Stainton ((28)cited in (25)) has classified 35 forest types in Nepal. These forests are broadly categorized into 10 major groups based on altitudinal range (25).These forests found in varied altitudinal ranges have been reported to store soil organic carbon, above ground tree biomass to the different level (29).
Data collection
The study used National Forest Inventory (NFI) data collected during 2010 to 2014. The NFI adopted two phase systematic sampling design with cluster plots. The NFI established 450 clusters and 1,553 Permanent Sample Plots (PSPs) systematically in the forest area representing different physiographic zones of the country. Data collection was conducted from Terai region (flat land) to high Himal region (High altitude land). Concentric circular sample plots (CCSPs) were used to record biophysical data. Tree attributes (diameter at breast height, total tree height, crown length, crown cover, species, quality class etc), stand level variables (forest types, disturbances on forest stands, management regime, slope, aspect, location etc) and soil samples were collected. The detail methodology of data collection has been shown in States of Nepal’s Forests (29)(hereafter, Forest Resource Assessment (FRA) report of Nepal)). The data represents the wide topography, i.e., altitude ranging from 88m to ~4000m and slope of 0-100%. Likewise, the data were taken from sparse forests to very dense forests.

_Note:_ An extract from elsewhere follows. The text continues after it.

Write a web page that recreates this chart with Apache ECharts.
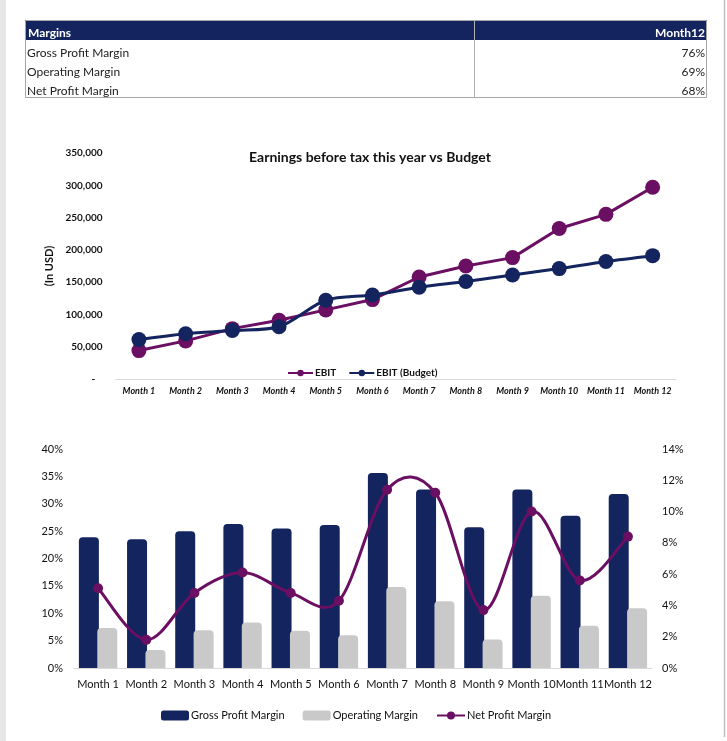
<!DOCTYPE html>
<html>
<head>
<meta charset="utf-8">
<script src="https://cdn.jsdelivr.net/npm/echarts@6/dist/echarts.min.js"></script>
<style>
html,body{margin:0;padding:0;background:#fff;}
#c{width:727px;height:741px;}
</style>
</head>
<body>
<div id="c"></div>
<script>
// ---- data ----
const months = ['Month 1','Month 2','Month 3','Month 4','Month 5','Month 6','Month 7','Month 8','Month 9','Month 10','Month 11','Month 12'];
const ebit = [44000, 59000, 78000, 91000, 107000, 123000, 158000, 175000, 188000, 233000, 255000, 297000];
const ebitBudget = [61000, 70000, 75000, 81000, 122000, 130000, 142000, 151000, 161000, 171000, 182000, 191000];
const grossMargin = [23.9, 23.5, 25.0, 26.3, 25.5, 26.1, 35.6, 32.6, 25.7, 32.6, 27.8, 31.8];
const operatingMargin = [7.3, 3.3, 6.9, 8.3, 6.8, 6.0, 14.8, 12.2, 5.2, 13.2, 7.7, 10.9];
const netMargin = [5.1, 1.8, 4.8, 6.1, 4.8, 4.3, 11.4, 11.2, 3.7, 10.0, 5.6, 8.4];
const tableHeader = ['Margins', 'Month12'];
const tableRows = ['Gross Profit Margin', 'Operating Margin', 'Net Profit Margin'];
const tableValues = ['76%', '69%', '68%'];

const NAVY = '#13245F';
const PURPLE = '#6B0F63';
const GRAY = '#C9C9C9';
const FONT = 'Lato, "Noto Sans", sans-serif';

const chart = echarts.init(document.getElementById('c'), null, {renderer: 'canvas'});

const graphics = [
  {type: 'rect', shape: {x: 0, y: 0, width: 6, height: 741}, style: {fill: '#e6e6e6'}, silent: true},
  {type: 'line', shape: {x1: 724.5, y1: 0, x2: 724.5, y2: 737}, style: {stroke: '#bfbfbf', lineWidth: 1.5}, silent: true},
  {type: 'rect', shape: {x: 25, y: 20, width: 682, height: 20}, style: {fill: NAVY}, silent: true},
  {type: 'rect', shape: {x: 25.5, y: 20.5, width: 681, height: 77}, style: {fill: 'none', stroke: '#a6a6a6', lineWidth: 1}, silent: true},
  {type: 'line', shape: {x1: 474.5, y1: 20, x2: 474.5, y2: 98}, style: {stroke: '#b0b0b0', lineWidth: 1}, silent: true},
  {type: 'text', style: {text: tableHeader[0], x: 28, y: 33, fill: '#fff', font: 'bold 12px ' + FONT, align: 'left', verticalAlign: 'middle'}},
  {type: 'text', style: {text: tableHeader[1], x: 705, y: 33, fill: '#fff', font: 'bold 12px ' + FONT, align: 'right', verticalAlign: 'middle'}}
];
tableRows.forEach((r, i) => {
  graphics.push({type: 'text', style: {text: r, x: 27, y: 53 + i * 19, fill: '#222', font: '12px ' + FONT, align: 'left', verticalAlign: 'middle'}});
  graphics.push({type: 'text', style: {text: tableValues[i], x: 705, y: 53 + i * 19, fill: '#222', font: '12px ' + FONT, align: 'right', verticalAlign: 'middle'}});
});

// Catmull-Rom style smoothed path (like spreadsheet smoothed lines), built from axis coordinates
function smoothPath(pts) {
  let d = 'M' + pts[0][0] + ',' + pts[0][1];
  for (let i = 0; i < pts.length - 1; i++) {
    const p0 = pts[i - 1] || pts[i];
    const p1 = pts[i];
    const p2 = pts[i + 1];
    const p3 = pts[i + 2] || p2;
    const c1x = p1[0] + (p2[0] - p0[0]) / 6, c1y = p1[1] + (p2[1] - p0[1]) / 6;
    const c2x = p2[0] - (p3[0] - p1[0]) / 6, c2y = p2[1] - (p3[1] - p1[1]) / 6;
    d += 'C' + c1x + ',' + c1y + ',' + c2x + ',' + c2y + ',' + p2[0] + ',' + p2[1];
  }
  return d;
}

const option = {
  animation: false,
  textStyle: {fontFamily: FONT},
  graphic: graphics,
  title: [{
    text: 'Earnings before tax this year vs Budget',
    left: 365, top: 145, textAlign: 'center',
    textStyle: {fontSize: 14, fontWeight: 'bold', color: '#111', fontFamily: FONT}
  }],
  legend: [{
    data: ['EBIT', 'EBIT (Budget)'],
    left: 282, top: 363,
    itemWidth: 25, itemHeight: 8, itemGap: 12,
    textStyle: {fontSize: 10, fontWeight: 'bold', color: '#111', fontFamily: FONT, padding: [0, 0, 0, -3]}
  }, {
    data: ['Gross Profit Margin', 'Operating Margin', {name: 'Net Profit Margin', lineStyle: {opacity: 1}}],
    left: 156, top: 705,
    itemWidth: 28, itemHeight: 10, itemGap: 18,
    textStyle: {fontSize: 11, color: '#111', fontFamily: FONT, padding: [0, 0, 0, -3]}
  }],
  grid: [
    {left: 115.6, right: 51, top: 153, bottom: 362, containLabel: false},
    {left: 74, right: 75, top: 449, bottom: 73, containLabel: false}
  ],
  xAxis: [{
    type: 'category', gridIndex: 0, data: months,
    axisLine: {lineStyle: {color: '#d9d9d9', width: 1}},
    axisTick: {show: false},
    axisLabel: {fontSize: 9, fontWeight: 'bold', fontStyle: 'italic', color: '#111', margin: 8, interval: 0}
  }, {
    type: 'category', gridIndex: 1, data: months,
    axisLine: {lineStyle: {color: '#d9d9d9', width: 1}},
    axisTick: {show: false},
    axisLabel: {fontSize: 11, color: '#111', margin: 11, interval: 0}
  }],
  yAxis: [{
    type: 'value', gridIndex: 0, min: 0, max: 350000, interval: 50000,
    name: '(In USD)', nameLocation: 'middle', nameGap: 57, nameRotate: 90,
    nameTextStyle: {fontSize: 11, fontWeight: 'bold', color: '#111'},
    axisLine: {show: false}, axisTick: {show: false}, splitLine: {show: false},
    axisLabel: {fontSize: 10, fontWeight: 'bold', color: '#111', margin: 13,
      formatter: v => v === 0 ? '-   ' : v.toLocaleString('en-US')}
  }, {
    type: 'value', gridIndex: 1, min: 0, max: 40, interval: 5,
    axisLine: {show: false}, axisTick: {show: false}, splitLine: {show: false},
    axisLabel: {fontSize: 11, color: '#111', margin: 11, formatter: '{value}%'}
  }, {
    type: 'value', gridIndex: 1, min: 0, max: 14, interval: 2, position: 'right',
    axisLine: {show: false}, axisTick: {show: false}, splitLine: {show: false},
    axisLabel: {fontSize: 11, color: '#111', margin: 10, formatter: '{value}%'}
  }],
  series: [{
    name: 'EBIT', type: 'line', xAxisIndex: 0, yAxisIndex: 0, data: ebit,
    symbol: 'circle', symbolSize: 15,
    lineStyle: {color: PURPLE, width: 3}, itemStyle: {color: PURPLE}
  }, {
    name: 'EBIT (Budget)', type: 'line', xAxisIndex: 0, yAxisIndex: 0, data: ebitBudget,
    symbol: 'circle', symbolSize: 15, smooth: 0.3,
    lineStyle: {color: NAVY, width: 3}, itemStyle: {color: NAVY}
  }, {
    name: 'Gross Profit Margin', type: 'bar', xAxisIndex: 1, yAxisIndex: 1, data: grossMargin,
    barWidth: 20, barGap: '-8%',
    itemStyle: {color: NAVY, borderRadius: [4, 4, 0, 0]}
  }, {
    name: 'Operating Margin', type: 'bar', xAxisIndex: 1, yAxisIndex: 1, data: operatingMargin,
    barWidth: 20, barGap: '-8%',
    itemStyle: {color: GRAY, borderRadius: [4, 4, 0, 0]}
  }, {
    name: 'Net Profit Margin curve', type: 'custom', xAxisIndex: 1, yAxisIndex: 2,
    data: netMargin.map((v, i) => [i, v]),
    clip: false, z: 3, silent: true,
    renderItem: function (params, api) {
      if (params.dataIndex !== 0) return null;
      const pts = netMargin.map((v, i) => api.coord([i, v]));
      return {type: 'path', shape: {pathData: smoothPath(pts)},
        style: {stroke: PURPLE, lineWidth: 3, fill: 'none'}};
    }
  }, {
    name: 'Net Profit Margin', type: 'line', xAxisIndex: 1, yAxisIndex: 2, data: netMargin,
    symbol: 'circle', symbolSize: 10, z: 4,
    lineStyle: {color: PURPLE, width: 3, opacity: 0}, itemStyle: {color: PURPLE}
  }]
};
chart.setOption(option);
</script>
</body>
</html>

Above ground tree biomass (AGTB) and soil organic carbon (SOC) analysis:
Above ground tree biomass was calculated by summing up stem biomass, branch biomass and foliage biomass. Stem biomass was calculated as a product of volume of the stem and air dried wood density (Equation 1). Furthermore, branch biomass and foliage biomass were calculated using branch-to-stem and foliage-to-stem ratios based on the species type and size of the stem at diameter at breast height (DBH)(30).
Biomass = Stem biomass = Volume * Density ………..Equation (1)
Where,
Volume = Stem volume in cubic meters (m3)

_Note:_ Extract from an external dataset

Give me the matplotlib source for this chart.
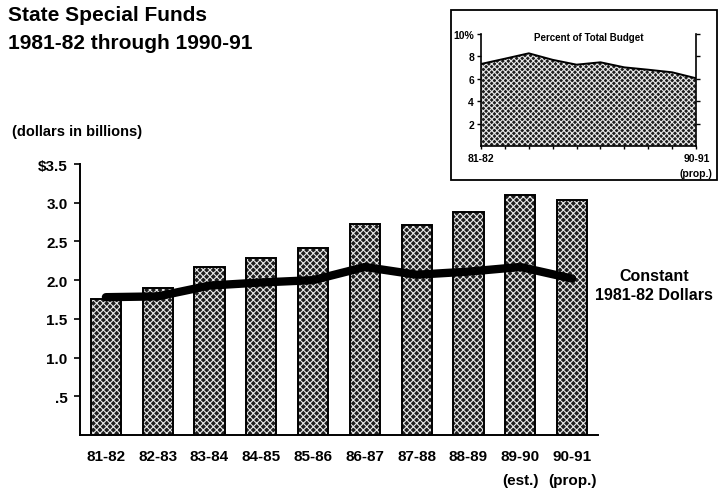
import matplotlib
matplotlib.use("Agg")
import matplotlib.pyplot as plt
from matplotlib.patches import Rectangle
import numpy as np

plt.rcParams['font.family'] = ['Liberation Sans', 'DejaVu Sans']
plt.rcParams['font.weight'] = 'bold'
plt.rcParams['hatch.linewidth'] = 0.8

# Data
years = ["81-82", "82-83", "83-84", "84-85", "85-86",
         "86-87", "87-88", "88-89", "89-90", "90-91"]
year_notes = ["", "", "", "", "", "", "", "", "(est.)", "(prop.)"]
current_dollars = [1.76, 1.90, 2.17, 2.29, 2.42, 2.73, 2.71, 2.88, 3.10, 3.03]
constant_dollars = [1.78, 1.79, 1.93, 1.97, 2.00, 2.17, 2.07, 2.11, 2.17, 2.02]
pct_of_budget = [7.33, 7.8, 8.28, 7.7, 7.27, 7.48, 7.03, 6.82, 6.59, 6.06]
y_ticks = [0.5, 1.0, 1.5, 2.0, 2.5, 3.0, 3.5]
y_tick_labels = [".5", "1.0", "1.5", "2.0", "2.5", "3.0", "$3.5"]
inset_ticks = [2, 4, 6, 8, 10]
inset_tick_labels = ["2", "4", "6", "8", "10%"]

W, H = 720, 489
fig = plt.figure(figsize=(W / 100, H / 100), dpi=100)

def fx(px):
    return px / W

def fy(py):
    return 1 - py / H

# Main chart
ax = fig.add_axes([fx(80), fy(436), fx(598) - fx(80), fy(165) - fy(436)])
x = np.arange(len(years))
ax.bar(x, current_dollars, width=0.58, color="#1e1e1e", edgecolor="#e8e8e8",
       hatch="xxxxx", linewidth=0, zorder=2)
ax.bar(x, current_dollars, width=0.58, fill=False, edgecolor="black",
       linewidth=1.4, zorder=3)
ax.plot(x, constant_dollars, color="black", linewidth=6, solid_capstyle="round",
        solid_joinstyle="round", zorder=4)

ax.set_xlim(-0.5, 9.5)
ax.set_ylim(0, 3.5)
ax.set_yticks(y_ticks)
ax.set_yticklabels(y_tick_labels, fontsize=11, fontweight="bold")
ax.set_xticks(x)
ax.set_xticklabels(years, fontsize=11, fontweight="bold")
ax.tick_params(axis="x", length=0, pad=10)
ax.tick_params(axis="y", length=4, width=1.2, direction="out", pad=5)
for xi, note in zip(x, year_notes):
    if note:
        ax.annotate(note, xy=(xi, 0), xycoords=("data", "axes fraction"),
                    xytext=(0, -32.5), textcoords="offset points",
                    fontsize=11, fontweight="bold", ha="center", va="center",
                    annotation_clip=False)
for s in ["top", "right"]:
    ax.spines[s].set_visible(False)
for s in ["left", "bottom"]:
    ax.spines[s].set_linewidth(1.4)

fig.text(fx(8), fy(21), "State Special Funds", fontsize=15, fontweight="bold",
         va="baseline", ha="left")
fig.text(fx(8), fy(49), "1981-82 through 1990-91", fontsize=15, fontweight="bold",
         va="baseline", ha="left")
fig.text(fx(12), fy(132), "(dollars in billions)", fontsize=10.5, fontweight="bold",
         va="center", ha="left")
fig.text(fx(654), fy(286), "Constant\n1981-82 Dollars", fontsize=11.5,
         fontweight="bold", ha="center", va="center", linespacing=1.35)

# Inset: percent of total budget
fig.patches.append(Rectangle((fx(451), fy(181)), fx(717) - fx(451), fy(11) - fy(181),
                             transform=fig.transFigure, fill=False,
                             edgecolor="black", linewidth=1.3))
ai = fig.add_axes([fx(481), fy(147.3), fx(696) - fx(481), fy(35) - fy(147.3)])
ai.fill_between(x, pct_of_budget, 0, facecolor="#1e1e1e", edgecolor="#e8e8e8",
                hatch="xxxxxx", linewidth=0)
ai.plot(x, pct_of_budget, color="black", linewidth=1.4)
ai.set_xlim(0, 9)
ai.set_ylim(0, 10)
ai.set_yticks(inset_ticks)
ai.set_yticklabels(inset_tick_labels, fontsize=7.5, fontweight="bold")
ai.set_xticks(x)
ai.set_xticklabels([])
ai.tick_params(axis="x", length=2, width=1, direction="out")
ai.tick_params(axis="y", length=3, width=1, direction="out", pad=2,
               right=True)
ai.spines["top"].set_visible(False)
for s in ["left", "right", "bottom"]:
    ai.spines[s].set_linewidth(1.2)
ai.text(0.5, 0.97, "Percent of Total Budget", transform=ai.transAxes,
        fontsize=7, fontweight="bold", ha="center", va="center")
fig.text(fx(481), fy(159), "81-82", fontsize=7.5, fontweight="bold",
         ha="center", va="center")
fig.text(fx(697), fy(159), "90-91", fontsize=7.5, fontweight="bold",
         ha="center", va="center")
fig.text(fx(696), fy(174), "(prop.)", fontsize=7.5, fontweight="bold",
         ha="center", va="center")

fig.savefig("out.png", dpi=100)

Density = Air dried wood density
Similarly, for SOC analysis, black wet combustion method ((31)cited in (32)) was applied in the soil samples collected up to 30 cm depth in the DFRS soil laboratory Nepal while dry combustion and LECO CHN Analyzer was used in the Metla Soil Laboratory, Finland for the quality assurance. Detailed method of estimating AGTB and SOC has been explained in the FRA report of Terai forest in detail(32).
Data split
Data analysis was focused on assessing SOC based on topographic (altitude, slope and aspect) and forest variables (AGTB, Basal Area (BA)/ha and crown cover)). Before splitting data, boxplot was used to check the presence of outliers in the data. Altogether 1026 SOC plots were used for the analysis. The data was split into two sets i.e. train data (80% i.e. 822) for developing models and test data (20% i.e. 204)for data validation using “createDataPartition” function in "caret" package (33).It splits data randomly into two different sub-sets with different proportions. All the data analysis work was done in R program (34).
Modelling
Before modelling, correlation analysis was performed to determine linear relationship of SOC with six independent variables (altitude, basal area, AGTB, slope, aspect, crown cover) using “cor” function in "stats" package in R(34).Afterwards, these six independent variables were used as function of SOC using “lm” function in the "stats" package (34).To find out the best predicted variables, stepwise regression method was applied using “step” function in the "stats" package (34). Altogether six different models were developed (M1, M2, M3, M4, M5, M6). Akaike Information Criterion(AIC) and coefficient of determination (R2) value were used as selection criteria for the best model. Number of predicted variables used in the models having lower AIC value and higher R2 value indicate better fits in the model. Moreover, VIF (variation inflation factor) function in "car" package (35)was used to determine the presence of multi-collinearity problem in the predicted variables in the models.In this way, models were tested based on several variables to assess SOC in the entire region of Nepal.
Data transformation
Prior to validation of the models, it is necessary to check whether the built models violate assumption of simple linear regression (i.e. homoscedasticity and normality). For this purpose, bptest function in "lmtest" package(36) for heteroscedasticity test and shapiro.testfunction in "stats" package (34) for normality tests were conducted. To overcome the problem of rejecting the null hypothesis of the homoscedasticity and normality assumption, the response variable (i.e. SOC) was transformed using BoxCoxTransfunction in "e1071" package (37) to normalize its distribution and newer models were developed ( TM1, TM2, TM3, TM4, TM5 and TM6).
Model validation
The model was validated using test data set. The predicted value of response variable was back transformed and compared with real value in the test data. The mean absolute percentage error (MAPE) was calculated to assess the accuracy of the model using “MAPE” function in "MLmetrics" package(33). Lower MAPE value indicates the higher accuracy of the models.